ARM docs just get you the ARM bus,;your system is not necessarily ARM bus, your SRAM doesn't have an ARN bus (nor your DDR controller on a larger system), nor the peripherals, etc, generally. That is often driven by the peripheral or SRAM so you are already gluing it all together as you know. That is where the DMA lives usually. You would buffer up ARM transfers in your logic (you would anyway) as well as peripheral driven if the peripheral can be a bus master, and then arbitrate the shared resource.
Recommendations for resources is certainly not what this site is for and is a quick way to get a question closed.
I'm confused as to why you are asking this because if you have the resources to actually build a chip, this is all basic chip design stuff. And to build something with an ARM in it (I guess other than educational FPGA work) really adds to the cost.
At the end of the day, do you have peripherals/transfers that you don't want to overly burden the processor with, or the processor cannot handle due to bus timing, interrupt latency, etc? Overly burdened would start off with senior members of the software team warning you that if you try to go into production with this design they will not write software to support it and it will fail. Historically there is a wall, but these days with pretty much all chip startups failing, silicon, hardware, and software teams all need to work together from the inception of the chip and through simulation and emulation.
Knowing your partners allows for give and take: if you give me DMA on this one then your FIFO can be smaller or slower; I want to be able to poll my way through it for various reasons but also have an interrupt with at least a 50% watermark (or ping pong buffers). So I can offer you some logic that makes this software task much easier if you are interested, a CRC engine or hashing, etc. - trivial for me, time consuming for you. And so on.

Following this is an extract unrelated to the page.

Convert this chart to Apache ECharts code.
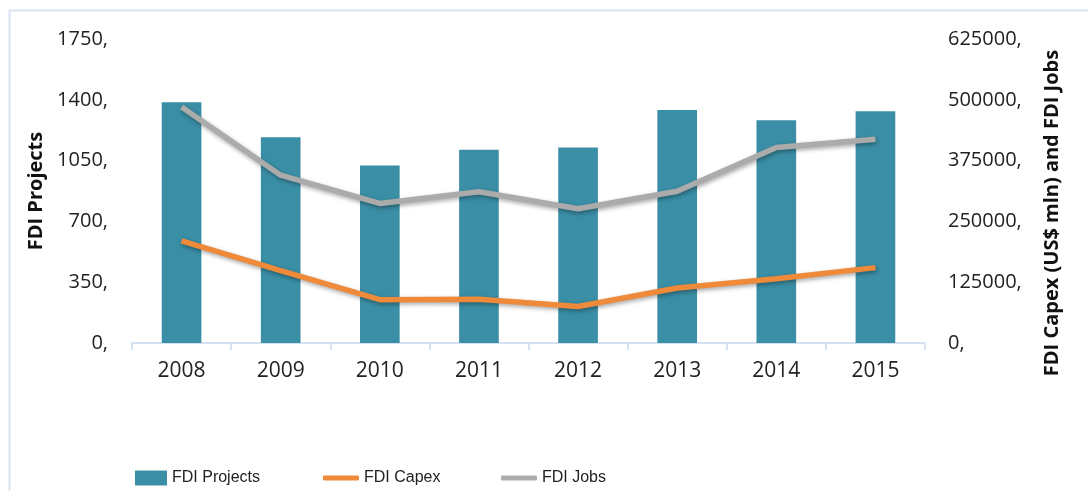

The real bottom line is work with your software and hardware (PCB, put the part on a board with other components, packaging, electrical specs, etc) folks. Very quickly between your thoughts/experience on peripheral implementation and the software/hardware team's experience it should quickly close on all the data transfer solutions for all the peripherals inside and outside the chip. And not all are assumed to want DMA nor use the same engine if you make it its own engine.